** START OF Source data **

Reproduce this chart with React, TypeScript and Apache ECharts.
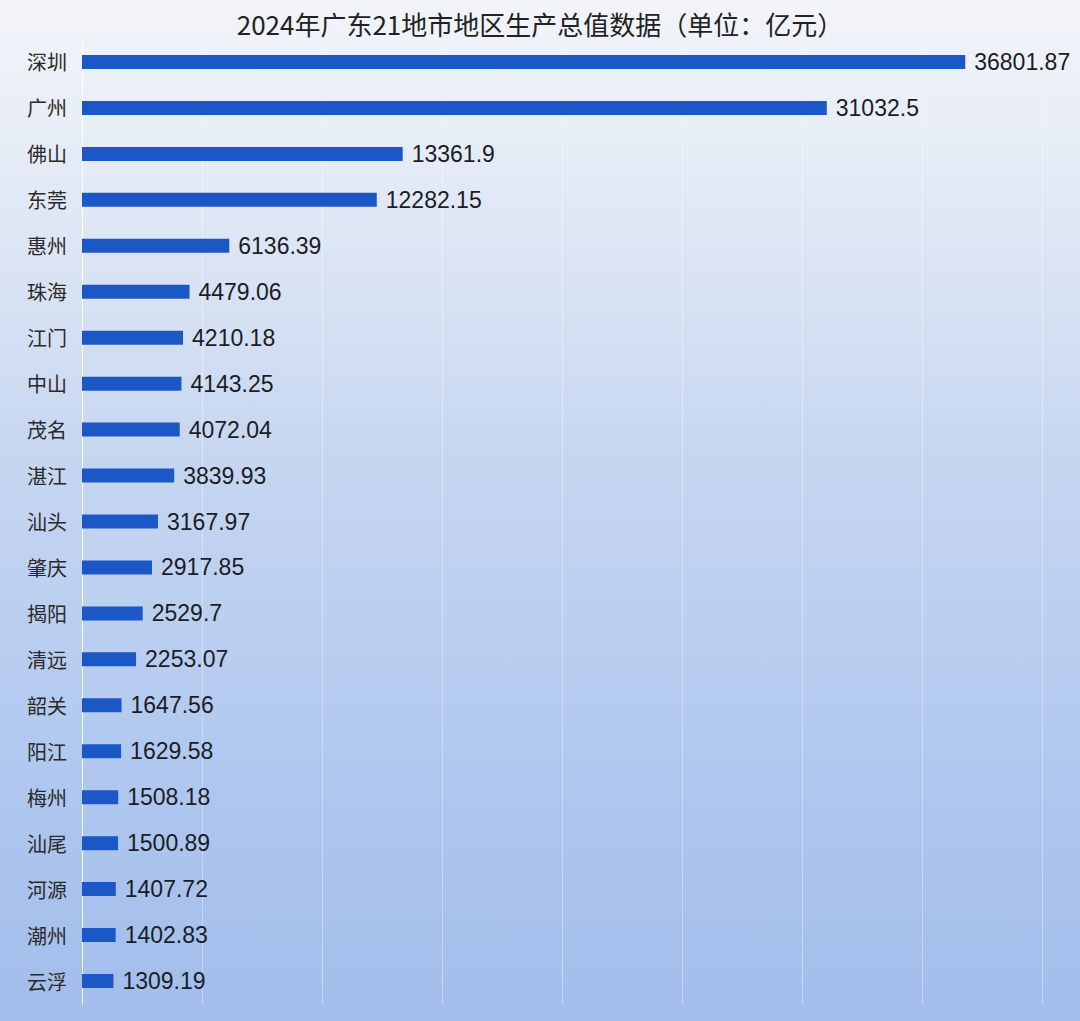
import React, { useEffect, useRef } from "react";
import * as echarts from "echarts";

const titleText = "2024年广东21地市地区生产总值数据（单位：亿元）";
const cities = [
  "深圳", "广州", "佛山", "东莞", "惠州", "珠海", "江门", "中山", "茂名", "湛江",
  "汕头", "肇庆", "揭阳", "清远", "韶关", "阳江", "梅州", "汕尾", "河源", "潮州", "云浮",
];
const gdpValues = [
  36801.87, 31032.5, 13361.9, 12282.15, 6136.39, 4479.06, 4210.18, 4143.25, 4072.04, 3839.93,
  3167.97, 2917.85, 2529.7, 2253.07, 1647.56, 1629.58, 1508.18, 1500.89, 1407.72, 1402.83, 1309.19,
];
const gdpLabels = [
  "36801.87", "31032.5", "13361.9", "12282.15", "6136.39", "4479.06", "4210.18", "4143.25", "4072.04", "3839.93",
  "3167.97", "2917.85", "2529.7", "2253.07", "1647.56", "1629.58", "1508.18", "1500.89", "1407.72", "1402.83", "1309.19",
];

export default function App() {
  const ref = useRef<HTMLDivElement>(null);
  useEffect(() => {
    if (!ref.current) return;
    const chart = echarts.init(ref.current, undefined, { renderer: "svg" });
    chart.setOption({
      animation: false,
      backgroundColor: new echarts.graphic.LinearGradient(0, 0, 0, 1, [
        { offset: 0, color: "#f2f4f8" },
        { offset: 0.15, color: "#e6ecf6" },
        { offset: 0.45, color: "#c6d6f0" },
        { offset: 0.75, color: "#b0c8ef" },
        { offset: 1, color: "#a2bdec" },
      ]),
      title: {
        text: titleText,
        left: "center",
        top: 5,
        textStyle: {
          fontSize: 26,
          fontWeight: "normal",
          color: "#222",
          fontFamily: "Noto Sans CJK SC",
        },
      },
      grid: { left: 82, right: 38, top: 39, bottom: 17, containLabel: false },
      xAxis: {
        type: "value",
        min: 0,
        max: 40000,
        interval: 5000,
        axisLabel: { show: false },
        axisLine: { show: false },
        axisTick: { show: false },
        splitLine: { show: true, lineStyle: { color: "rgba(255,255,255,0.35)", width: 1 } },
      },
      yAxis: {
        type: "category",
        inverse: true,
        data: cities,
        axisLine: { show: true, lineStyle: { color: "rgba(255,255,255,0.8)", width: 1 } },
        axisTick: { show: false },
        axisLabel: {
          margin: 15,
          fontSize: 20,
          color: "#2a2a2a",
          fontFamily: "Noto Sans CJK SC",
        },
      },
      series: [
        {
          type: "bar",
          data: gdpValues,
          barWidth: 14,
          itemStyle: { color: "#1c57c6" },
          label: {
            show: true,
            position: "right",
            distance: 9,
            fontSize: 23,
            color: "#1a1d26",
            fontFamily: "Liberation Sans",
            formatter: (p: any) => gdpLabels[p.dataIndex],
          },
        },
      ],
    });
    return () => chart.dispose();
  }, []);
  return (
    <div
      ref={ref}
      style={{ position: "fixed", left: 0, top: 0, width: 1080, height: 1021 }}
    />
  );
}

** END OF Source data **

◆ **Problem description**
Omit every picture, then reproduce the rest of the listing exactly.

◆ **The solution**
Reproduce this chart with React, TypeScript and Apache ECharts.
import React, { useEffect, useRef } from "react";
import * as echarts from "echarts";

const titleText = "2024年广东21地市地区生产总值数据（单位：亿元）";
const cities = [
  "深圳", "广州", "佛山", "东莞", "惠州", "珠海", "江门", "中山", "茂名", "湛江",
  "汕头", "肇庆", "揭阳", "清远", "韶关", "阳江", "梅州", "汕尾", "河源", "潮州", "云浮",
];
const gdpValues = [
  36801.87, 31032.5, 13361.9, 12282.15, 6136.39, 4479.06, 4210.18, 4143.25, 4072.04, 3839.93,
  3167.97, 2917.85, 2529.7, 2253.07, 1647.56, 1629.58, 1508.18, 1500.89, 1407.72, 1402.83, 1309.19,
];
const gdpLabels = [
  "36801.87", "31032.5", "13361.9", "12282.15", "6136.39", "4479.06", "4210.18", "4143.25", "4072.04", "3839.93",
  "3167.97", "2917.85", "2529.7", "2253.07", "1647.56", "1629.58", "1508.18", "1500.89", "1407.72", "1402.83", "1309.19",
];

export default function App() {
  const ref = useRef<HTMLDivElement>(null);
  useEffect(() => {
    if (!ref.current) return;
    const chart = echarts.init(ref.current, undefined, { renderer: "svg" });
    chart.setOption({
      animation: false,
      backgroundColor: new echarts.graphic.LinearGradient(0, 0, 0, 1, [
        { offset: 0, color: "#f2f4f8" },
        { offset: 0.15, color: "#e6ecf6" },
        { offset: 0.45, color: "#c6d6f0" },
        { offset: 0.75, color: "#b0c8ef" },
        { offset: 1, color: "#a2bdec" },
      ]),
      title: {
        text: titleText,
        left: "center",
        top: 5,
        textStyle: {
          fontSize: 26,
          fontWeight: "normal",
          color: "#222",
          fontFamily: "Noto Sans CJK SC",
        },
      },
      grid: { left: 82, right: 38, top: 39, bottom: 17, containLabel: false },
      xAxis: {
        type: "value",
        min: 0,
        max: 40000,
        interval: 5000,
        axisLabel: { show: false },
        axisLine: { show: false },
        axisTick: { show: false },
        splitLine: { show: true, lineStyle: { color: "rgba(255,255,255,0.35)", width: 1 } },
      },
      yAxis: {
        type: "category",
        inverse: true,
        data: cities,
        axisLine: { show: true, lineStyle: { color: "rgba(255,255,255,0.8)", width: 1 } },
        axisTick: { show: false },
        axisLabel: {
          margin: 15,
          fontSize: 20,
          color: "#2a2a2a",
          fontFamily: "Noto Sans CJK SC",
        },
      },
      series: [
        {
          type: "bar",
          data: gdpValues,
          barWidth: 14,
          itemStyle: { color: "#1c57c6" },
          label: {
            show: true,
            position: "right",
            distance: 9,
            fontSize: 23,
            color: "#1a1d26",
            fontFamily: "Liberation Sans",
            formatter: (p: any) => gdpLabels[p.dataIndex],
          },
        },
      ],
    });
    return () => chart.dispose();
  }, []);
  return (
    <div
      ref={ref}
      style={{ position: "fixed", left: 0, top: 0, width: 1080, height: 1021 }}
    />
  );
}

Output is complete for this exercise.